■ **The task**: Take the lines beginning with the one that contains "What matplotlib code" and ending with the one that contains "cax = fig.add_axes([0.904, 0.089, 0.034, 0.844])", and set them down exactly. Omit all pictures.

■ **Listed entries**:
* * * *
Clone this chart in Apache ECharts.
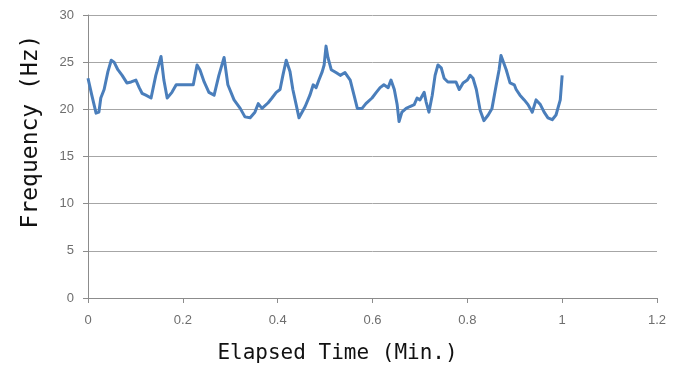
* * * *
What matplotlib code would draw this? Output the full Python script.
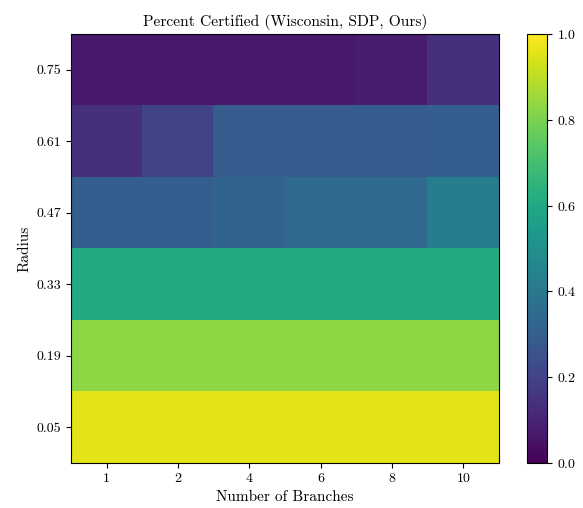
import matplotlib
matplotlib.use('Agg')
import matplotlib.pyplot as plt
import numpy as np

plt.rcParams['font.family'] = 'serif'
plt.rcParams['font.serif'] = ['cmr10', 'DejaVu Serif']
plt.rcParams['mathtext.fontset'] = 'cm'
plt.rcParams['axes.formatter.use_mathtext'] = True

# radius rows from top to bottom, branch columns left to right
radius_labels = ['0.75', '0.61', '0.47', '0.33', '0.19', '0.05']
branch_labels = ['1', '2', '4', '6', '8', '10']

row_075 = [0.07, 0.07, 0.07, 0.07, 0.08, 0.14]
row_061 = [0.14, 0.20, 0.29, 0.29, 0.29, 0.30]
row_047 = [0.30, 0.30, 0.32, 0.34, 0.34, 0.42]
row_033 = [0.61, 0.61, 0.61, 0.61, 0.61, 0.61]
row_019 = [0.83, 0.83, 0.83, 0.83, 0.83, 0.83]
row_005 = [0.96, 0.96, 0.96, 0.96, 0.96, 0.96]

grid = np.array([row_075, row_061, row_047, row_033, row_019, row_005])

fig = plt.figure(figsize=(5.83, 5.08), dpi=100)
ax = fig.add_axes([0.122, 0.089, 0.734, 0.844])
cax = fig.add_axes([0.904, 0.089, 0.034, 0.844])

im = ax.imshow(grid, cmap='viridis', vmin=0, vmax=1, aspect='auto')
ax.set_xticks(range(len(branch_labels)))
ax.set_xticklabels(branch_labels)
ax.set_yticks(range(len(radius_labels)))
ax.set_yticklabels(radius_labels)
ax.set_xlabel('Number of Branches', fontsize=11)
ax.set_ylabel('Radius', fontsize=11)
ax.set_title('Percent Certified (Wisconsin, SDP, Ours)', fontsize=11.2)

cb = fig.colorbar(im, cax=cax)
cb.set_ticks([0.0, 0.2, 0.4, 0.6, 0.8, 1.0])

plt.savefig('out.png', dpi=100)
* * * *
■ **Exercise solution**:
What matplotlib code would draw this? Output the full Python script.
import matplotlib
matplotlib.use('Agg')
import matplotlib.pyplot as plt
import numpy as np

plt.rcParams['font.family'] = 'serif'
plt.rcParams['font.serif'] = ['cmr10', 'DejaVu Serif']
plt.rcParams['mathtext.fontset'] = 'cm'
plt.rcParams['axes.formatter.use_mathtext'] = True

# radius rows from top to bottom, branch columns left to right
radius_labels = ['0.75', '0.61', '0.47', '0.33', '0.19', '0.05']
branch_labels = ['1', '2', '4', '6', '8', '10']

row_075 = [0.07, 0.07, 0.07, 0.07, 0.08, 0.14]
row_061 = [0.14, 0.20, 0.29, 0.29, 0.29, 0.30]
row_047 = [0.30, 0.30, 0.32, 0.34, 0.34, 0.42]
row_033 = [0.61, 0.61, 0.61, 0.61, 0.61, 0.61]
row_019 = [0.83, 0.83, 0.83, 0.83, 0.83, 0.83]
row_005 = [0.96, 0.96, 0.96, 0.96, 0.96, 0.96]

grid = np.array([row_075, row_061, row_047, row_033, row_019, row_005])

fig = plt.figure(figsize=(5.83, 5.08), dpi=100)
ax = fig.add_axes([0.122, 0.089, 0.734, 0.844])
cax = fig.add_axes([0.904, 0.089, 0.034, 0.844])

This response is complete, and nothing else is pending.